Article très intéressant, dans son domaine. Évidemment, la prospection, surtout en matière de politique internationale et de géopolitique, est un exercice extrêmement risqué, mais la théorie avancée est tout sauf absurde.
Cependant, je me demande s’il est vraiment pertinent de savoir si telle ou telle nation sera portée au pinacle du chœur international. Il serait bien plus intelligent à mon avis de se poser la question en termes régionaux.
Imaginons par exemple que la Turquie deviennent, de par sa position, la principale plaque tournante du commerce des matières premières, notamment énergétiques. Cela à coup sur en ferait la grande puissance commerciale mondiale et lui confèrerait une place de tout premier plan dans le concert des nations, peut-être en effet deviendrait-elle la première puissance mondiale (à défaut d’être une « superpuissance » comme le furent les États Unis d’Amérique). Mais quid de son influence et de sa marge de manœuvre si l’Europe et la Russie nouent un partenariat privilégié ? Si surgit un « axe » économique et industriel Paris-Berlin-Moscou ?

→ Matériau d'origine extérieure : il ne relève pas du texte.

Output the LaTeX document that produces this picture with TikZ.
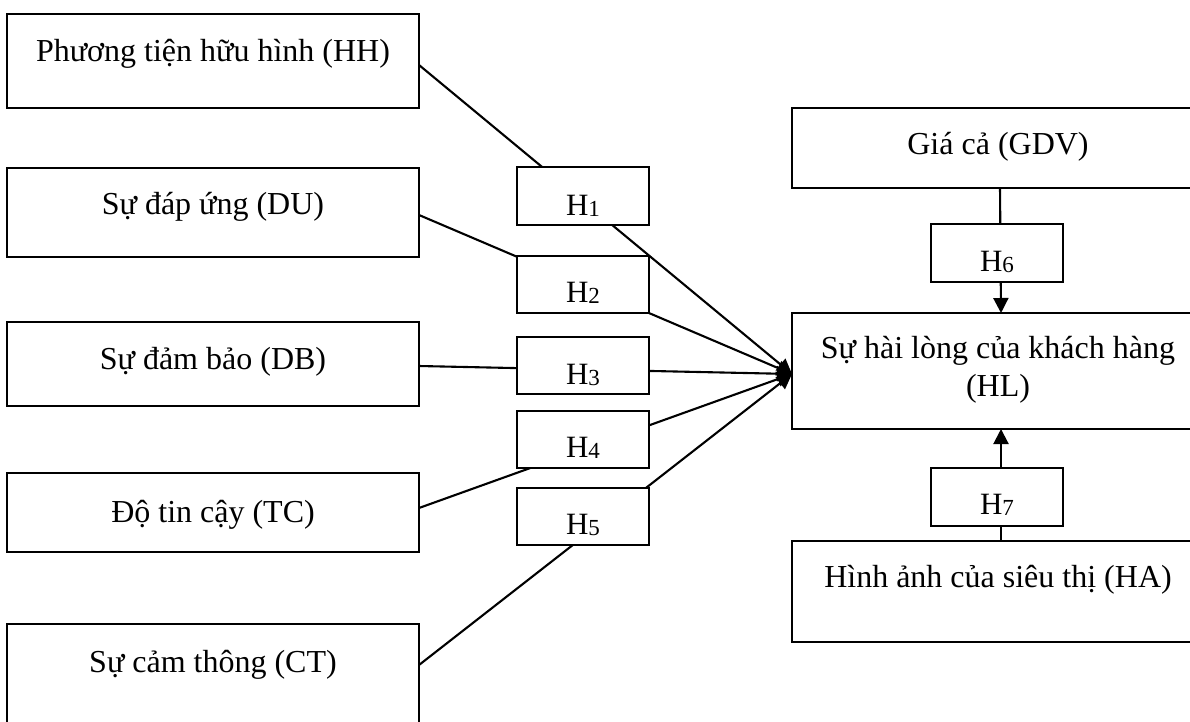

Sans alliés indéfectibles (et pas seulement circonstanciels) qui lui assureraient une zone de développement économique peu ou prou « vierge » (comme autrefois l’empire colonial pour la France, comme aujourd’hui l’Europe centrale pour l’UE, la rust belt pour les États Unis d’Amérique, la Chine continentale pour la République Populaire de Chine), une sorte de marché intérieur (ou du moins voisin) qui puisse servir de « réserve de potentiel de développement », que ce soit économiquement ou industriellement, la Turquie pourrait perdre rapidement sa prédominance nouvellement acquise, qui serait alors chèrement payée. En revanche, si la Turquie s’assure d’une « zone de repli économique », elle pourrait maintenir sa supériorité. Le gros problème serait, précisément, d’établir cette « zone de repli », qui correspond en général à la « zone d’influence » (culturelle, cultuelle, militaire ou autres).

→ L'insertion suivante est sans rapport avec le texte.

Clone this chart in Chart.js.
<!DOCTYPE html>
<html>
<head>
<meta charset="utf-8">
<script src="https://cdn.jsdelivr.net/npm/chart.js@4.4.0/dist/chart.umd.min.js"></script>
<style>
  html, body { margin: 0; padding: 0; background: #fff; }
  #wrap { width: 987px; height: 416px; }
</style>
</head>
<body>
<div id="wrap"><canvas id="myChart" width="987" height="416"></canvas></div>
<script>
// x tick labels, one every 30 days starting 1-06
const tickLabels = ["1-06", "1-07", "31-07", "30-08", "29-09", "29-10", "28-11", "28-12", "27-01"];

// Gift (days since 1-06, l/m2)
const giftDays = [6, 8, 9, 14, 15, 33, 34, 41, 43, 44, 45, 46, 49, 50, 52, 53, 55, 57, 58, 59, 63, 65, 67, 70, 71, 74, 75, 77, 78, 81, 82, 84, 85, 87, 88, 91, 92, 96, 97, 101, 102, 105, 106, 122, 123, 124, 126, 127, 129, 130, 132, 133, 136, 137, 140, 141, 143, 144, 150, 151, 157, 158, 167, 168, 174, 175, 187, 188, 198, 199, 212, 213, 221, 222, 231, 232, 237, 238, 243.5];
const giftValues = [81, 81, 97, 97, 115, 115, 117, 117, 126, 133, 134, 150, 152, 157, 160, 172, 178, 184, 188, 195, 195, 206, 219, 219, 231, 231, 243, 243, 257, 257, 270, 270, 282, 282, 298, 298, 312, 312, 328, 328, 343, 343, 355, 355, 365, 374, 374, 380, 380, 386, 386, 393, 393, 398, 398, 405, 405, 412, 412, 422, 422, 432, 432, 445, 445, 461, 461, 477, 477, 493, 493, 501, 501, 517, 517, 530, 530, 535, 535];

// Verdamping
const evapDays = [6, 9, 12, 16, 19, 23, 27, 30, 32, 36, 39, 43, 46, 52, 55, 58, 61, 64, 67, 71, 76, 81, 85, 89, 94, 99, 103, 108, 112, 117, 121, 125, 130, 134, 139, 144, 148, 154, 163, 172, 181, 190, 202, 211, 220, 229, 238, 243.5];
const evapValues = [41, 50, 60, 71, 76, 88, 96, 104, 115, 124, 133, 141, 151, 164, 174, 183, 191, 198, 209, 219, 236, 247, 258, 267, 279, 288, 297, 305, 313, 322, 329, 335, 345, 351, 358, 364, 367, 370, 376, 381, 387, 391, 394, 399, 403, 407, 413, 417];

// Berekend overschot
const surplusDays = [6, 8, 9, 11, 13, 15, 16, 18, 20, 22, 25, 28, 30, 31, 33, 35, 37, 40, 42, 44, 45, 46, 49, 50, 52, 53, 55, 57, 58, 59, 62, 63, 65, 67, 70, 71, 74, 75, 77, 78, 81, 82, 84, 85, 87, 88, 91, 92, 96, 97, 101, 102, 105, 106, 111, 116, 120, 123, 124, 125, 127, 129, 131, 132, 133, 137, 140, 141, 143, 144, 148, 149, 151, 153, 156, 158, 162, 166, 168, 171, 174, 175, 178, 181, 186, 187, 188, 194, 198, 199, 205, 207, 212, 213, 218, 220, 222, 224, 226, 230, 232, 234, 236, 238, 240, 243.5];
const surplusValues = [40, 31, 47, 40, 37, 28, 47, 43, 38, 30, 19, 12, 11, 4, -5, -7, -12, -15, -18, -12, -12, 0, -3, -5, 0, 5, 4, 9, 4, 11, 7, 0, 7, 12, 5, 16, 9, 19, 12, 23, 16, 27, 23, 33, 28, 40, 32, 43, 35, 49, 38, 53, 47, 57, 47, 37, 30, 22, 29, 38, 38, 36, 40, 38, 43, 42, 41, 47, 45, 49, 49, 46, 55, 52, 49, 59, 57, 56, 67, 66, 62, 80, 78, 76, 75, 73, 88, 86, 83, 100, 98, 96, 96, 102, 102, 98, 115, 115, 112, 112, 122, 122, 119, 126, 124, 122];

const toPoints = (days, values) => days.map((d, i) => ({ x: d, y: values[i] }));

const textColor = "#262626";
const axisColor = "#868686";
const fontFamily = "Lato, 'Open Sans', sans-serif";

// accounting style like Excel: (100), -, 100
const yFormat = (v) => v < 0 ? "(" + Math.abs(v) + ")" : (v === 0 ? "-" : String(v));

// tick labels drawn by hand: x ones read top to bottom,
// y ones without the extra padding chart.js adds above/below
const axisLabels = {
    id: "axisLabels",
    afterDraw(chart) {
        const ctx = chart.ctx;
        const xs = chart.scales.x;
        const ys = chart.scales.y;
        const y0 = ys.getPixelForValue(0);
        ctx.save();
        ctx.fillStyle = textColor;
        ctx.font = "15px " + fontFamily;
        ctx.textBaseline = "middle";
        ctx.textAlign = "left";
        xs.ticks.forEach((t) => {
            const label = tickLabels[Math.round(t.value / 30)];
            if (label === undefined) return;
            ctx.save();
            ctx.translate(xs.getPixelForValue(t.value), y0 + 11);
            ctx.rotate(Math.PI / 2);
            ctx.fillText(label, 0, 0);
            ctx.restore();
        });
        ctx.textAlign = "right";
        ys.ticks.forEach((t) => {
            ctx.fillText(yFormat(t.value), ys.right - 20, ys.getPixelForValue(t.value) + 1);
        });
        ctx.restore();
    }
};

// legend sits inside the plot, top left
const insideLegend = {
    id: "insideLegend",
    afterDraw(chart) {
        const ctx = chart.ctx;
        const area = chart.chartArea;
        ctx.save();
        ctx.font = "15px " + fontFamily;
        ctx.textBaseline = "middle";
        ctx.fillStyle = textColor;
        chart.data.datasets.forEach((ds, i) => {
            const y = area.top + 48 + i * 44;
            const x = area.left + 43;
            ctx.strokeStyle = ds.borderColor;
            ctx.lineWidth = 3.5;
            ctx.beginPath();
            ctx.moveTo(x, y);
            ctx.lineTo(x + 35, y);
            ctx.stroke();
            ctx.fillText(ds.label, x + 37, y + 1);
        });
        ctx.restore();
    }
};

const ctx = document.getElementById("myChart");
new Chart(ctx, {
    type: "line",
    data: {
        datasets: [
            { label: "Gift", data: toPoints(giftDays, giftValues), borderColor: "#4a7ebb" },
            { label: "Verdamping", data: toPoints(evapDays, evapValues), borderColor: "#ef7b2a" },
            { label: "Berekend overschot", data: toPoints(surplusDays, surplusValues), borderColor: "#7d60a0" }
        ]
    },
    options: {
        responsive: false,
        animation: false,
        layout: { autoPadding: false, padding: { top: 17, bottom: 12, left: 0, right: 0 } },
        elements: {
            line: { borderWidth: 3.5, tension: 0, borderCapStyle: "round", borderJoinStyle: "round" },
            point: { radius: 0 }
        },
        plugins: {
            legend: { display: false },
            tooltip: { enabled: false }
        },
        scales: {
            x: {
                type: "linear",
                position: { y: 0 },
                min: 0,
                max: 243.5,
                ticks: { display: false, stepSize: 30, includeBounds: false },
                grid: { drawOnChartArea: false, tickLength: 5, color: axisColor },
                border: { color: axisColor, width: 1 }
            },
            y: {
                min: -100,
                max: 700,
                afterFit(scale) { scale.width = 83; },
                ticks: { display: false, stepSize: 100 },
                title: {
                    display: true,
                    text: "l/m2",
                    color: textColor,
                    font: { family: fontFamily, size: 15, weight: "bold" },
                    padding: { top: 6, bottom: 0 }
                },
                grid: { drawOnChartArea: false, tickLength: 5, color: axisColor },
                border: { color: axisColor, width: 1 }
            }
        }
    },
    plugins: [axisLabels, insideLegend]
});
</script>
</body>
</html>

Pour la Turquie, je vois deux voies d’aménagement d’une « région amie » :
- la voie « dummiste » qui passerait par un alignement et un rapprochement des pays à forte majorité musulmane proches derrière la Turquie
- la voie « turque » qui passerait par une unité des pays ethniquement et/ou linguistiquement turques (Turkménistan, Azerbaïdjan, etc.)
Seulement ces deux voies ne me semblent pas envisageable avant un laps de temps plus grand qu’une cinquantaine d’années. La « voie dummiste » à cause des conflits d’influence pérennes entre pays islamiques et des concurrences cultuelles, sans parler de la culture laïcisante de la Turquie (on nous présente le gouvernement turque actuel comme islamiste, mais il n’est pas très éloigné des démocrates-chrétiens allemands vis-à-vis de la religion). La « voie turque » à cause de l’animosité larvée entre la Turquie et les « stans » et l’extrême influence de la Russie sur eux.
Le problème se pose dans les mêmes termes pour les hypothèses de la Pologne et du Mexique, mais les obstacles me semblent moins infranchissables.
Plutôt que d’essayer de déterminer quelle nation pourrait être la première puissance mondiale dans quarante ans, il vaut mieux à mon avis essayer de déterminer quelle région du globe pourrait voir émerger les conditions de cette puissance. Sans oublier la possibilité que les grandes puissances mondiales du siècle futur puissent être des « associations » de nations.